By Cathleen Cummings
26 May, 1998

Vajrabhairava is a wrathful manifestation of Manjusri, the Bodhisattva of Wisdom. His is the enduring, adamantine wisdom of ultimate reality which triumphs over suffering and death. He is known also as Yamantaka because he is the conqueror of Yama, the Lord of Death, who appears with the face of a buffalo. Of Vajrabhairava's nine heads, the central one is that of the buffalo, symbolic of his defeat over Yama. The top-most head is that of Manjusri himself. Because of his manifold power Vajrabhairava was called upon to oppose all enemies of the doctrine, to keep the uninitiated away from the tantras.

In his thirty-four arms Vajrabhairava bears symbols of the thirty-four elements of highest enlightenment. In his principal right and left hands he holds the flaying knife and the kapala, a skull cup filled with blood. A freshly flayed elephant skin, symbolic of vanquished ignorance, is held in his upper-most pair of hands. Bluish-black in color, Vajrabhairava stands in an aura of flame and with the might of his sixteen legs he tramples upon the enemies of Buddhist doctrine. The garland of freshly severed heads around his neck is a sign that he has overcome egotistic instincts. Although sometimes represented as a Solitary Hero, here Vajrabhairava is shown with his consort Vajravetalia, and their union is the coming together of wisdom and compassion from which enlightenment is born.

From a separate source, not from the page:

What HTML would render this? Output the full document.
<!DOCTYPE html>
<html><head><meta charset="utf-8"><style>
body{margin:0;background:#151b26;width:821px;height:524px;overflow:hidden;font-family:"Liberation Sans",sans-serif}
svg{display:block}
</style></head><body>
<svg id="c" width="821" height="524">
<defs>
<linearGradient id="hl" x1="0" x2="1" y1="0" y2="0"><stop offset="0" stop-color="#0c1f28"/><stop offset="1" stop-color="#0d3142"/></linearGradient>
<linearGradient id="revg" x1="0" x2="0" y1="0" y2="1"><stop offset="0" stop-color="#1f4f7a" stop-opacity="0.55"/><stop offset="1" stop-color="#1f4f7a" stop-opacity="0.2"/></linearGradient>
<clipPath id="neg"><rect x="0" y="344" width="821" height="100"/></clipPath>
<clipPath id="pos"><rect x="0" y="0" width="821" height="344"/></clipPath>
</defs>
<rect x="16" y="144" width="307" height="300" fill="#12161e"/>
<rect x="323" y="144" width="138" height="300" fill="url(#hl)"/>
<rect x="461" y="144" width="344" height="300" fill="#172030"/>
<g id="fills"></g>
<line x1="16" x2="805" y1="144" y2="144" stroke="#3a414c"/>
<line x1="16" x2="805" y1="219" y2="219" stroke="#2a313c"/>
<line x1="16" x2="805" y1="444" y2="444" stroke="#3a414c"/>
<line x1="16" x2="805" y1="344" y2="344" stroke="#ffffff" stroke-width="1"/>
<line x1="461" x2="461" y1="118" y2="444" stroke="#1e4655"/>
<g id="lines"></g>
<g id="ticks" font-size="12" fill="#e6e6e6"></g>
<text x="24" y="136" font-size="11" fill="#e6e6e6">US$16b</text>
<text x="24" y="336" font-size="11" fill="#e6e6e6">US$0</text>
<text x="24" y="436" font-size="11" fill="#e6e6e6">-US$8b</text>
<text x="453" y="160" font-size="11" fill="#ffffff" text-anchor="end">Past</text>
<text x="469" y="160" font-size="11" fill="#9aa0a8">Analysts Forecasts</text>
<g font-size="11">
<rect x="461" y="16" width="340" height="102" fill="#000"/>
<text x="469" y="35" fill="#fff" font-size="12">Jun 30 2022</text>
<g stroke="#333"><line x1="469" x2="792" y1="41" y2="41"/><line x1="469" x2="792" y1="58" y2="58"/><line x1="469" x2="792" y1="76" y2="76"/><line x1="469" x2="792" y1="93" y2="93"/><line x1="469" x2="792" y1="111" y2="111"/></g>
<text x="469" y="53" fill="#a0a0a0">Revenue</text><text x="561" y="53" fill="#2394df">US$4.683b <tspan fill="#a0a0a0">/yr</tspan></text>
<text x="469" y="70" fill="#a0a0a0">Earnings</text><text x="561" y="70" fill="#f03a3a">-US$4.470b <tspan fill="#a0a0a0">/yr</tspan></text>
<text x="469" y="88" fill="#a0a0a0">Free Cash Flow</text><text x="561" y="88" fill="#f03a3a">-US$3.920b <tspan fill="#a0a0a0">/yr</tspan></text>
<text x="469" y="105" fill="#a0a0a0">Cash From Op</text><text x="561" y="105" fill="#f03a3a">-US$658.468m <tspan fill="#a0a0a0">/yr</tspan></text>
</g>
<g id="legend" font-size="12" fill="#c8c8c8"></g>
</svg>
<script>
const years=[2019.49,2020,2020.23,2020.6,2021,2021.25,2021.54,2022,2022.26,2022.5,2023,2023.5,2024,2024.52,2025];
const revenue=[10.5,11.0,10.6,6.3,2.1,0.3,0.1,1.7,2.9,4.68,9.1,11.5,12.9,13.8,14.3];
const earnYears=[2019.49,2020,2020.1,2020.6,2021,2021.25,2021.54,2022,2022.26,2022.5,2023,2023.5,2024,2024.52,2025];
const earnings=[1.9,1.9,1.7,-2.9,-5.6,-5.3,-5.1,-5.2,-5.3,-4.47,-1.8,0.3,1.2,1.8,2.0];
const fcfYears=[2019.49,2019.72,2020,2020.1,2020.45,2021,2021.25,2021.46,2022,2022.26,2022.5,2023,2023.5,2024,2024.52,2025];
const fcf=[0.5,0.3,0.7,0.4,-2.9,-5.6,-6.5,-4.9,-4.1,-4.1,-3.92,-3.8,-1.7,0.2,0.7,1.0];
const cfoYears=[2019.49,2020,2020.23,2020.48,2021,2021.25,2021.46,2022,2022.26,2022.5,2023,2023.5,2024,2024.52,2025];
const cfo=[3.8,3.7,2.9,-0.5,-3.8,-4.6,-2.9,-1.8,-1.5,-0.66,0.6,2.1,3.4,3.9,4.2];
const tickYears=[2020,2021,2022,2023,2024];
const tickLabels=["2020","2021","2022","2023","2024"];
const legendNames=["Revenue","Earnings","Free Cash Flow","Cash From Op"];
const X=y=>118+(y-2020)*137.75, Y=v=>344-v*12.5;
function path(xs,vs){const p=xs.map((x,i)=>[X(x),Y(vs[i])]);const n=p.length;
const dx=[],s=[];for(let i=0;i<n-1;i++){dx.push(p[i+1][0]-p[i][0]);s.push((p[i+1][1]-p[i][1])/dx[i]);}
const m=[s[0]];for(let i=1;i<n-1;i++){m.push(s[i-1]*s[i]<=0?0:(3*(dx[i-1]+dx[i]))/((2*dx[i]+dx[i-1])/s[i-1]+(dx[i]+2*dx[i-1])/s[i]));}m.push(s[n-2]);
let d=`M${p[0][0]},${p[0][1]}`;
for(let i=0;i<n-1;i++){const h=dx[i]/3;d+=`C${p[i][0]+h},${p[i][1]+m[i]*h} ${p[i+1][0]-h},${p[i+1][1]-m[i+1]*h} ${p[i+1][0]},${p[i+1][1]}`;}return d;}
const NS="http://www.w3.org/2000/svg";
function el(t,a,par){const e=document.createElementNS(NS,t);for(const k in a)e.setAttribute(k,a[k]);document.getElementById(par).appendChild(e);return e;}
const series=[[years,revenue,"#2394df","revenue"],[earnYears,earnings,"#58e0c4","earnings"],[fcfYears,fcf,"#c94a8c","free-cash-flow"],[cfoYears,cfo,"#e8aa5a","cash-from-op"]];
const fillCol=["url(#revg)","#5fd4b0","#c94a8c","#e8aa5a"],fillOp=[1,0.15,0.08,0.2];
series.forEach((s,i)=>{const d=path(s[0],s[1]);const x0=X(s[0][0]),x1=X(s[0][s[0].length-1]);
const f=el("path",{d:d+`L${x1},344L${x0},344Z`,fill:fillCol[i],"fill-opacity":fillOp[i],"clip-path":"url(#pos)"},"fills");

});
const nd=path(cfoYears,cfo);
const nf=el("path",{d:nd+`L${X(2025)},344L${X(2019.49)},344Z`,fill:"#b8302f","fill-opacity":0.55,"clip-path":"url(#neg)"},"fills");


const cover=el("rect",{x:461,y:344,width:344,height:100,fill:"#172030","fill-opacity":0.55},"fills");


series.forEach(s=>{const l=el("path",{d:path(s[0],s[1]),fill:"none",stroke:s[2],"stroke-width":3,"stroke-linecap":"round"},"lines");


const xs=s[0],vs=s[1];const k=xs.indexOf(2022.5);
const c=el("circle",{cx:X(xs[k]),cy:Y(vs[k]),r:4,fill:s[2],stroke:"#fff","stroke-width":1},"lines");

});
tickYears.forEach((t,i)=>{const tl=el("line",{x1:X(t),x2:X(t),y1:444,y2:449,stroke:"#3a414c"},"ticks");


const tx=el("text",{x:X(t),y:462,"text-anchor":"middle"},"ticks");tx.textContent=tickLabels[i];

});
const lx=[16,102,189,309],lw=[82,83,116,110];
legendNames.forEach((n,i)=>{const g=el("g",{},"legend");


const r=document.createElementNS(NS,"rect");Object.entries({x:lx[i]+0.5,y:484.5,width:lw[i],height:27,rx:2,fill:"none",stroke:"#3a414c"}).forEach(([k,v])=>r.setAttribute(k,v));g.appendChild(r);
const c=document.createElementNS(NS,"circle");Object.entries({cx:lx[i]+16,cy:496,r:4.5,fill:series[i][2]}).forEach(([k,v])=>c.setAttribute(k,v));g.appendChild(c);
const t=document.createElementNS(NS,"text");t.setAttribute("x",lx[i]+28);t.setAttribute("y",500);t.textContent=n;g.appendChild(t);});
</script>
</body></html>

Vajrabhairava is one of the most important transformative deities of the Gelukpa sect and is especially closely connected with Tsong-kha-pa, the founder of the Gelukpa lineage who is pictured at the top of this painting. Surrounding Vajrabhairava are many of the other guardians and protectors of Buddhism. At top right is Four-Armed Mahakala, and at top left is Grgi-mGonpo, Mahakala in his form as "protector of the tent." Vajrabhairava at center is flanked by Manjusri to his right and Vajrapani to his left. Below the central figure are more wrathful protectors; from viewer's left to right they are: Six-Armed Mahakala; Palden Lhamo, and Yama with his consort Yamari. Along the bottom of the painting are four more guardians, Vaisravana, Pita Jambala, Yon-gyis bdagpo ("the perfection of giving"), and a fourth two-armed figure identified by inscription as "ltram nag" ("the hard black one"), an obscure form of Mahakala.


References:

Marilyn M. Rhie and Robert A. F. Thurman, Wisdom and Compassion: The Sacred Art of Tibet, New York: The Asian Art Museum of San Francisco, Tibet House, New York, and Harry N. Abrams, Inc., 1991, p. 36.